In the 1970s, some medical schools such as McMaster University in Hamilton, Canada, and Maastricht University in the Netherlands, developed a problem-based curriculum with small-group tutoring and skills training. Communication skills training (CST), including small-group sessions with videoed demonstrations, role play exercises, feedback, and reflection, acquired a fixed place in these curricula [63,64]. However, CST programs have traditionally concentrated on the first, diagnostic half of the consultation. Patient-education issues were less often addressed [65-70]. Several factors promoted this attention to the diagnostic part. First, the curricula still suffered from the historically developed imbalance, reflected in clinical practice, between the teaching of "diagnosis" and "problem management" [71]. Second, medical education adopted much of the

social sciences curricula, which already contained social skills programs, based on the ideas of Carl Rogers [72] and Allen Ivey [73], with much attention paid to listening skills and, to a lesser extent, to the skills of conversational control. Third, the CST programs prepared students for their main task during their internships, which is questioning patients about their complaints and health status. Interns were not supposed to educate patients. Thus, students were not taught patient-education skills with one curious exception: breaking bad news. Although breaking bad news is regarded as

one of the most challenging consultations, many CST programs contained one or two small-group sessions with role-play exercises in breaking bad news, while students still lacked basic patienteducation knowledge and skills [70]. The problem-based curricula and CST programs also required new assessment procedures and instruments.
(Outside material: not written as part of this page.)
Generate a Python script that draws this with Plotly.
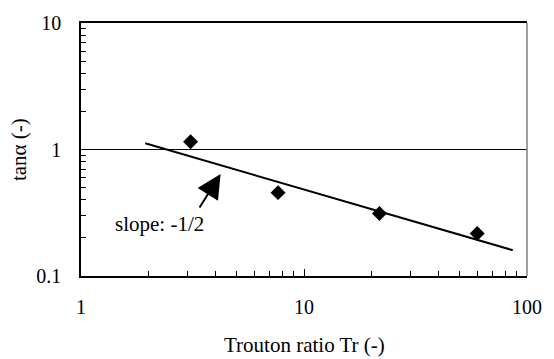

In addition to knowledge assessment, skills assessment was needed. The Objective

Structured Clinical Examination (OSCE) was developed in order to reliably assess clinical skills in standardized conditions [74]. For the teaching and assessment of communication skills, several guidelines and accompanying assessment instruments were developed [75,76]. Nearly all guidelines and assessment instruments were based on the concept of patient-centeredness and used checklists or rating scales featuring required communication behaviors, ordered according to the different phases of a consultation. The instruments differed in their empirical validation. However, these

instruments lacked a theoretical basis that would clarify the shifting consultation goals and the physician's tasks along with matching communication skills, to attain these goals, nor did they predict clinical outcomes [14,42,77]. Although most instruments contained items concerning patient-education issues, such as explaining and shared decision-making, patient-education skills were hardly assessed in undergraduate OSCE's, since communication-skills training and assessment of students focused on history-taking.